• WHAT THE TASK ASKS: Restate the listing below word for word, omitting any images.

• DATA BLOCK:
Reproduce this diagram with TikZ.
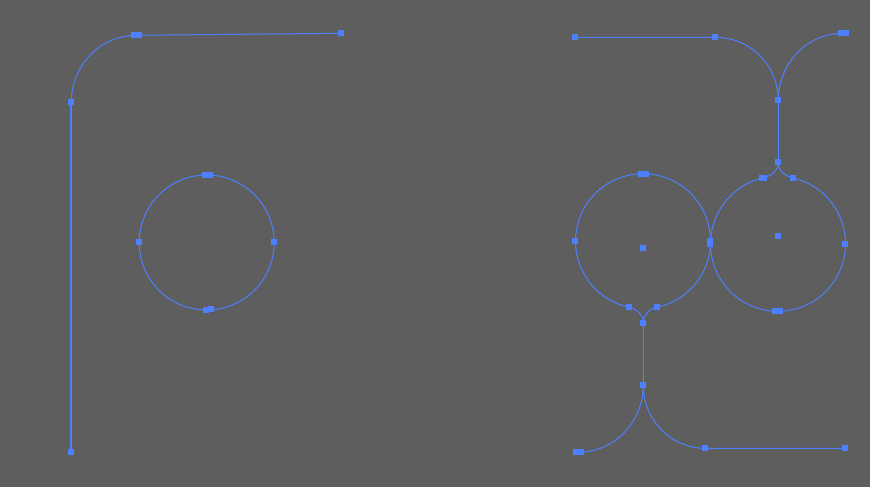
\documentclass[tikz,border=0pt]{standalone}
\usetikzlibrary{calc}
\definecolor{bgGray}{RGB}{94,94,94}
\definecolor{pathBlue}{RGB}{77,128,255}

\begin{document}
\begin{tikzpicture}[x=1pt, y=1pt,
    curve/.style={pathBlue, line width=1pt},
    handle/.style={fill=pathBlue, inner sep=0pt, minimum width=6pt, minimum height=6pt},
    handlewide/.style={handle, minimum width=11pt},
    handletall/.style={handle, minimum height=9pt}]

    % Background
    \fill[bgGray] (0,0) rectangle (870,487);
    \useasboundingbox (0,0) rectangle (870,487);

    % Left figure: corner path
    \coordinate (a1) at (71.3,35);
    \coordinate (a2) at (71.3,384.7);
    \coordinate (a3) at (136.7,451.7);
    \coordinate (a4) at (341.3,453.7);
    \draw[curve, line width=2pt] (a1) -- (a2);
    \draw[curve] (a2) to[out=90, in=180] (a3) -- (a4);

    % Left figure: circle
    \coordinate (c1) at (206.7,244.5);
    \coordinate (c1n) at (207.3,312);
    \coordinate (c1w) at (139.3,244.7);
    \coordinate (c1e) at (274.3,244.7);
    \coordinate (c1s) at (206.3,176.7);
    \coordinate (c1t) at (211,178);
    \draw[curve] (c1) circle[radius=67.5];

    % Right figure: top branch
    \coordinate (r1) at (575.3,449.7);
    \coordinate (r2) at (715.3,449.7);
    \coordinate (r3) at (778.3,386.7);
    \coordinate (r4) at (843,453.7);
    \coordinate (r5) at (778.3,324.7);
    \draw[curve] (r1) -- (r2) to[out=0, in=90] (r3);
    \draw[curve] (r4) to[out=180, in=90] (r3) -- (r5);

    % Right figure: right circle
    \coordinate (cr) at (778,243.2);
    \coordinate (crm) at (778.3,250.7);
    \coordinate (cre) at (845.3,242.7);
    \coordinate (crs) at (777.3,175.7);
    \coordinate (mid) at (710.3,244);
    \path (cr) ++(103:67.5) coordinate (crA) (cr) ++(77:67.5) coordinate (crB);
    \draw[curve] (crA) arc[start angle=103, end angle=437, radius=67.5];
    \draw[curve] (crA) to[out=13, in=-90] (r5);
    \draw[curve] (crB) to[out=167, in=-90] (r5);

    % Right figure: left circle
    \coordinate (cl) at (643,245.8);
    \coordinate (clm) at (643.3,238.7);
    \coordinate (cln) at (643.3,313.3);
    \coordinate (clw) at (575.3,245.7);
    \coordinate (s1) at (643.3,164);
    \path (cl) ++(-102:67.5) coordinate (clA) (cl) ++(-78:67.5) coordinate (clB);
    \draw[curve] (clB) arc[start angle=-78, end angle=258, radius=67.5];
    \draw[curve] (clA) to[out=-12, in=90] (s1);
    \draw[curve] (clB) to[out=-168, in=90] (s1);

    % Right figure: bottom branch
    \coordinate (s2) at (643.3,101.7);
    \coordinate (b1) at (578,34.7);
    \coordinate (b2) at (705.3,38.7);
    \coordinate (b3) at (845.3,38.7);
    \draw[curve] (s1) -- (s2);
    \draw[curve] (s2) to[out=-90, in=0] (b1);
    \draw[curve] (s2) to[out=-90, in=180] (b2) -- (b3);

    % Anchor points
    \foreach \p in {a1,a2,a4,c1w,c1e,c1s,c1t,r1,r2,r3,r5,crB,cre,crm,clm,clw,clA,clB,s1,s2,b2,b3}
        \node[handle] (h-\p) at (\p) {};
    \foreach \p in {a3,c1n,r4,cln,crs,b1}
        \node[handlewide] (h-\p) at (\p) {};
    \node[handletall] (h-mid) at (mid) {};
    \node[handle, minimum width=7.5pt] (h-crA) at (crA) {};

\end{tikzpicture}
\end{document}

• WRITTEN REPLY:
Reproduce this diagram with TikZ.
\documentclass[tikz,border=0pt]{standalone}
\usetikzlibrary{calc}
\definecolor{bgGray}{RGB}{94,94,94}
\definecolor{pathBlue}{RGB}{77,128,255}

\begin{document}
\begin{tikzpicture}[x=1pt, y=1pt,
    curve/.style={pathBlue, line width=1pt},
    handle/.style={fill=pathBlue, inner sep=0pt, minimum width=6pt, minimum height=6pt},
    handlewide/.style={handle, minimum width=11pt},
    handletall/.style={handle, minimum height=9pt}]

    % Background
    \fill[bgGray] (0,0) rectangle (870,487);
    \useasboundingbox (0,0) rectangle (870,487);

    % Left figure: corner path
    \coordinate (a1) at (71.3,35);
    \coordinate (a2) at (71.3,384.7);
    \coordinate (a3) at (136.7,451.7);
    \coordinate (a4) at (341.3,453.7);
    \draw[curve, line width=2pt] (a1) -- (a2);
    \draw[curve] (a2) to[out=90, in=180] (a3) -- (a4);

    % Left figure: circle
    \coordinate (c1) at (206.7,244.5);
    \coordinate (c1n) at (207.3,312);
    \coordinate (c1w) at (139.3,244.7);
    \coordinate (c1e) at (274.3,244.7);
    \coordinate (c1s) at (206.3,176.7);
    \coordinate (c1t) at (211,178);
    \draw[curve] (c1) circle[radius=67.5];

    % Right figure: top branch
    \coordinate (r1) at (575.3,449.7);
    \coordinate (r2) at (715.3,449.7);
    \coordinate (r3) at (778.3,386.7);
    \coordinate (r4) at (843,453.7);
    \coordinate (r5) at (778.3,324.7);
    \draw[curve] (r1) -- (r2) to[out=0, in=90] (r3);
    \draw[curve] (r4) to[out=180, in=90] (r3) -- (r5);

    % Right figure: right circle
    \coordinate (cr) at (778,243.2);
    \coordinate (crm) at (778.3,250.7);
    \coordinate (cre) at (845.3,242.7);
    \coordinate (crs) at (777.3,175.7);
    \coordinate (mid) at (710.3,244);
    \path (cr) ++(103:67.5) coordinate (crA) (cr) ++(77:67.5) coordinate (crB);
    \draw[curve] (crA) arc[start angle=103, end angle=437, radius=67.5];
    \draw[curve] (crA) to[out=13, in=-90] (r5);
    \draw[curve] (crB) to[out=167, in=-90] (r5);

    % Right figure: left circle
    \coordinate (cl) at (643,245.8);
    \coordinate (clm) at (643.3,238.7);
    \coordinate (cln) at (643.3,313.3);
    \coordinate (clw) at (575.3,245.7);
    \coordinate (s1) at (643.3,164);
    \path (cl) ++(-102:67.5) coordinate (clA) (cl) ++(-78:67.5) coordinate (clB);
    \draw[curve] (clB) arc[start angle=-78, end angle=258, radius=67.5];
    \draw[curve] (clA) to[out=-12, in=90] (s1);
    \draw[curve] (clB) to[out=-168, in=90] (s1);

    % Right figure: bottom branch
    \coordinate (s2) at (643.3,101.7);
    \coordinate (b1) at (578,34.7);
    \coordinate (b2) at (705.3,38.7);
    \coordinate (b3) at (845.3,38.7);
    \draw[curve] (s1) -- (s2);
    \draw[curve] (s2) to[out=-90, in=0] (b1);
    \draw[curve] (s2) to[out=-90, in=180] (b2) -- (b3);

    % Anchor points
    \foreach \p in {a1,a2,a4,c1w,c1e,c1s,c1t,r1,r2,r3,r5,crB,cre,crm,clm,clw,clA,clB,s1,s2,b2,b3}
        \node[handle] (h-\p) at (\p) {};
    \foreach \p in {a3,c1n,r4,cln,crs,b1}
        \node[handlewide] (h-\p) at (\p) {};
    \node[handletall] (h-mid) at (mid) {};
    \node[handle, minimum width=7.5pt] (h-crA) at (crA) {};

\end{tikzpicture}
\end{document}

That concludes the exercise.